Hogg and others have argued that the changes inserted politics into the judicial selection system and potentially shifted the balance in favor of the governor, allowing her to ensure more conservative appointments to the courts.
Supporters of the measure said lawyers had too much clout in deciding which judicial nominees were sent to the governor and that the change places more control with the governor, an elected official, instead of non-elected members of the state bar association.
Another applicant with ties to Reynolds is Sharon Brenna Findley Bird, a county attorney who served on the transition team for Branstad and Reynolds as they prepared to take office in 2010. Bird then became the Branstad administration’s legal counsel and served as chief of staff.
Reynolds replaced Branstad as governor in 2017 when he was appointed ambassador to China.
Last year, a jury found Bird and Branstad discriminated against former Iowa Workers' Compensation Commissioner Chris Godfrey because he is gay, and he was awarded $1.5 million. The jury determined Branstad and Bird pressured him to resign and retaliated against him when he refused to quit by cutting his pay.
The case has been appealed to the Iowa Supreme Court and Bird said in her application that she would recuse herself from the case if she were to be named to the court.
A third applicant, Matthew McDermott, served as lawyer for the state in a contentious lawsuit filed by AFSCME Iowa Council 61. The union challenged a 2017 law that made sweeping changes to Iowa’s public employee collective bargaining statute.
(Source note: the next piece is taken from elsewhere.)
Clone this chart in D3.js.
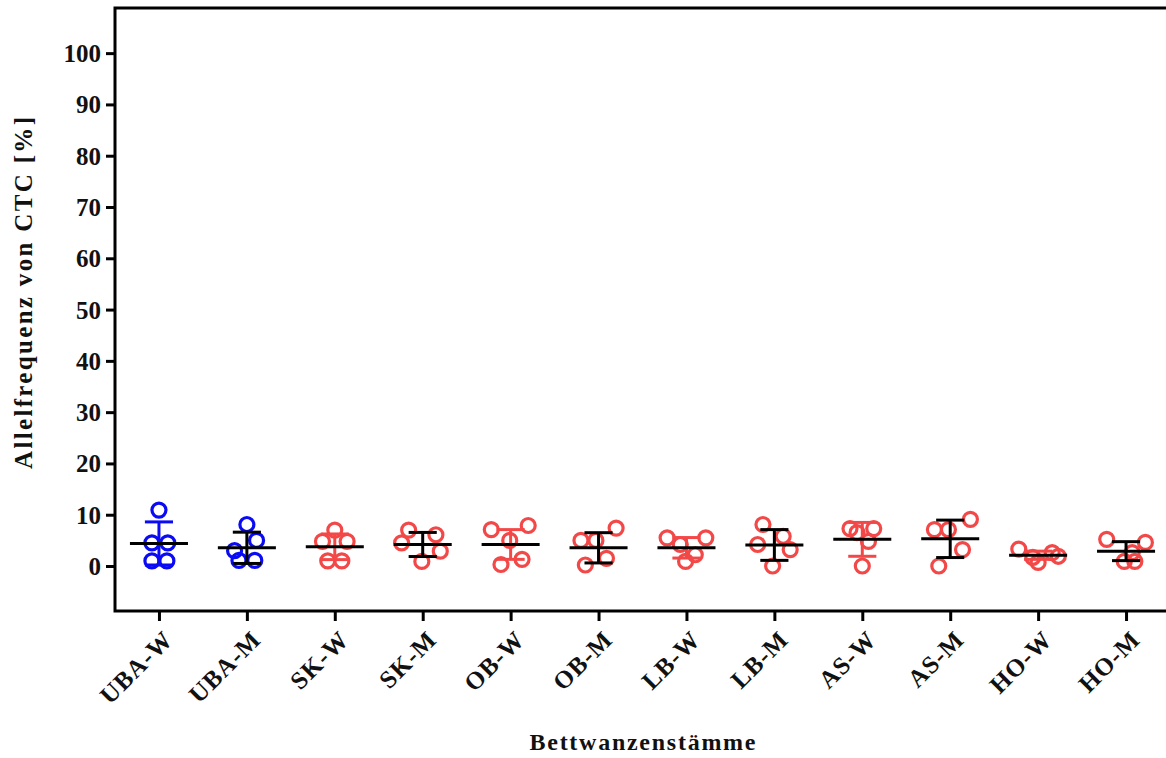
<!DOCTYPE html>
<html>
<head>
<meta charset="utf-8">
<script src="https://cdn.jsdelivr.net/npm/d3@7"></script>
<style>
  html, body { margin: 0; padding: 0; background: #fff; }
  svg { display: block; }
  text { font-family: "Liberation Serif", "Times New Roman", serif; font-weight: bold; fill: #111; }
</style>
</head>
<body>
<svg id="chart" width="1166" height="758"></svg>
<script>
// ---- data ----
const categories = ["UBA-W","UBA-M","SK-W","SK-M","OB-W","OB-M","LB-W","LB-M","AS-W","AS-M","HO-W","HO-M"];
const groupType  = ["UBA","UBA","other","other","other","other","other","other","other","other","other","other"];
const pointValues = [
  [10.9, 4.5, 4.5, 1.0, 1.0],
  [8.1, 5.0, 3.0, 1.1, 1.1],
  [7.0, 4.8, 4.8, 1.0, 1.0],
  [7.0, 6.1, 4.5, 2.9, 0.9],
  [7.1, 7.9, 5.0, 0.3, 1.3],
  [7.4, 5.0, 5.0, 0.2, 1.5],
  [5.5, 5.5, 4.2, 2.2, 0.9],
  [8.1, 5.8, 4.2, 3.2, 0.0],
  [7.3, 7.3, 6.5, 4.8, 0.0],
  [9.1, 7.1, 7.1, 3.2, 0.0],
  [3.3, 1.7, 0.7, 2.6, 1.9],
  [5.2, 4.6, 2.6, 0.9, 0.9]
];
// horizontal scatter of each point, as a fraction of the category step
const jitter = [
  [0, -0.08, 0.10, -0.08, 0.09],
  [0, 0.11, -0.14, -0.09, 0.09],
  [0, -0.14, 0.14, -0.08, 0.08],
  [-0.16, 0.15, -0.24, 0.20, -0.01],
  [-0.22, 0.20, -0.01, -0.11, 0.13],
  [0.20, -0.20, -0.03, -0.15, 0.09],
  [-0.22, 0.22, -0.07, 0.10, -0.01],
  [-0.13, 0.10, -0.19, 0.18, -0.02],
  [-0.14, 0.13, -0.06, 0.07, 0.0],
  [0.23, -0.18, -0.02, 0.14, -0.13],
  [-0.22, -0.06, 0.0, 0.16, 0.23],
  [-0.22, 0.22, 0.07, -0.02, 0.10]
];
const means = [4.4, 3.55, 3.75, 4.2, 4.2, 3.55, 3.55, 4.1, 5.2, 5.3, 2.1, 2.9];
const sds   = [4.2, 3.05, 2.5, 2.35, 2.9, 2.95, 2.0, 3.0, 3.3, 3.65, 0.8, 1.85];
const yTicks = [0,10,20,30,40,50,60,70,80,90,100];
const yTitle = "Allelfrequenz von CTC [%]";
const xTitle = "Bettwanzenstämme";

// ---- layout ----
const svg = d3.select("#chart");
const plot = {left: 115, right: 1170, top: 8, bottom: 611};
const colorScale = d3.scaleOrdinal().domain(["UBA","other"]).range(["#0a0af5","#f34848"]);

const x = d3.scalePoint().domain(categories).range([plot.left, plot.right]).padding(0.5);
const step = x.step();
const y = d3.scaleLinear().domain([-8.77, 108.8]).range([plot.bottom, plot.top]);

// frame
svg.append("rect")
  .attr("x", plot.left).attr("y", plot.top)
  .attr("width", plot.right - plot.left).attr("height", plot.bottom - plot.top)
  .attr("fill", "none").attr("stroke", "#000").attr("stroke-width", 3);

// y axis
const yAxis = svg.append("g")
  .attr("transform", `translate(${plot.left},0)`)
  .call(d3.axisLeft(y).tickValues(yTicks).tickSize(9).tickPadding(5).tickFormat(d3.format("d")));
yAxis.select(".domain").remove();
yAxis.selectAll(".tick line").attr("stroke", "#000").attr("stroke-width", 3);
yAxis.selectAll(".tick text").style("font-size", "25px").attr("fill", "#111")
  .style("font-family", '"Liberation Serif", serif').style("font-weight", "bold")
  .attr("dy", "0.34em");

// x axis
const xAxis = svg.append("g")
  .attr("transform", `translate(0,${plot.bottom})`)
  .call(d3.axisBottom(x).tickSize(10).tickPadding(6));
xAxis.select(".domain").remove();
xAxis.selectAll(".tick line").attr("stroke", "#000").attr("stroke-width", 3);
xAxis.selectAll(".tick text")
  .style("font-size", "25px").attr("fill", "#111")
  .style("font-family", '"Liberation Serif", serif').style("font-weight", "bold")
  .style("letter-spacing", "1px")
  .attr("text-anchor", "end")
  .attr("dy", null).attr("y", null)
  .attr("transform", "translate(15,30) rotate(-45)");

// points
const pts = [];
pointValues.forEach((vals, i) => vals.forEach((v, j) => pts.push({cat: categories[i], g: groupType[i], v, dx: jitter[i][j]})));
svg.append("g").selectAll("circle").data(pts).join("circle")
  .attr("cx", d => x(d.cat) + d.dx * step)
  .attr("cy", d => y(d.v))
  .attr("r", 7)
  .attr("fill", "none")
  .attr("stroke", d => colorScale(d.g))
  .attr("stroke-width", 3.2);

// error bars (mean ± SD); W strains in point colour, M strains in black
const stats = categories.map((c, i) => ({cat: c, g: groupType[i], m: means[i], s: sds[i], female: c.endsWith("-W")}));
const barColor = d => d.female ? colorScale(d.g) : "#000";
const eb = svg.append("g").selectAll("g").data(stats).join("g");
eb.append("line")
  .attr("x1", d => x(d.cat)).attr("x2", d => x(d.cat))
  .attr("y1", d => y(d.m - d.s)).attr("y2", d => y(d.m + d.s))
  .attr("stroke", barColor).attr("stroke-width", 3);
[1, -1].forEach(sign => {
  eb.append("line")
    .attr("x1", d => x(d.cat) - step * 0.16).attr("x2", d => x(d.cat) + step * 0.16)
    .attr("y1", d => y(d.m + sign * d.s)).attr("y2", d => y(d.m + sign * d.s))
    .attr("stroke", barColor).attr("stroke-width", 3);
});
// mean lines
svg.append("g").selectAll("line").data(stats).join("line")
  .attr("x1", d => x(d.cat) - step * 0.33).attr("x2", d => x(d.cat) + step * 0.33)
  .attr("y1", d => y(d.m)).attr("y2", d => y(d.m))
  .attr("stroke", "#000").attr("stroke-width", 3);

// axis titles
svg.append("text")
  .attr("transform", `translate(32,293) rotate(-90)`)
  .attr("text-anchor", "middle")
  .style("font-size", "25px")
  .attr("textLength", 352).attr("lengthAdjust", "spacing")
  .text(yTitle);
svg.append("text")
  .attr("x", (plot.left + plot.right) / 2).attr("y", 750)
  .attr("text-anchor", "middle")
  .style("font-size", "24px")
  .attr("textLength", 226).attr("lengthAdjust", "spacing")
  .text(xTitle);
</script>
</body>
</html>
McDermott’s team won the lawsuit and a subsequent appeal to the Iowa Supreme Court which ruled the law change was constitutional.
McDermott was a lawyer for the Republican Party of Iowa from 2007–2012.
Reynolds declined to comment, spokesman Pat Garrett said.
Other applicants include a court of appeals judge, four district court judges, an assistant attorney general and several lawyers.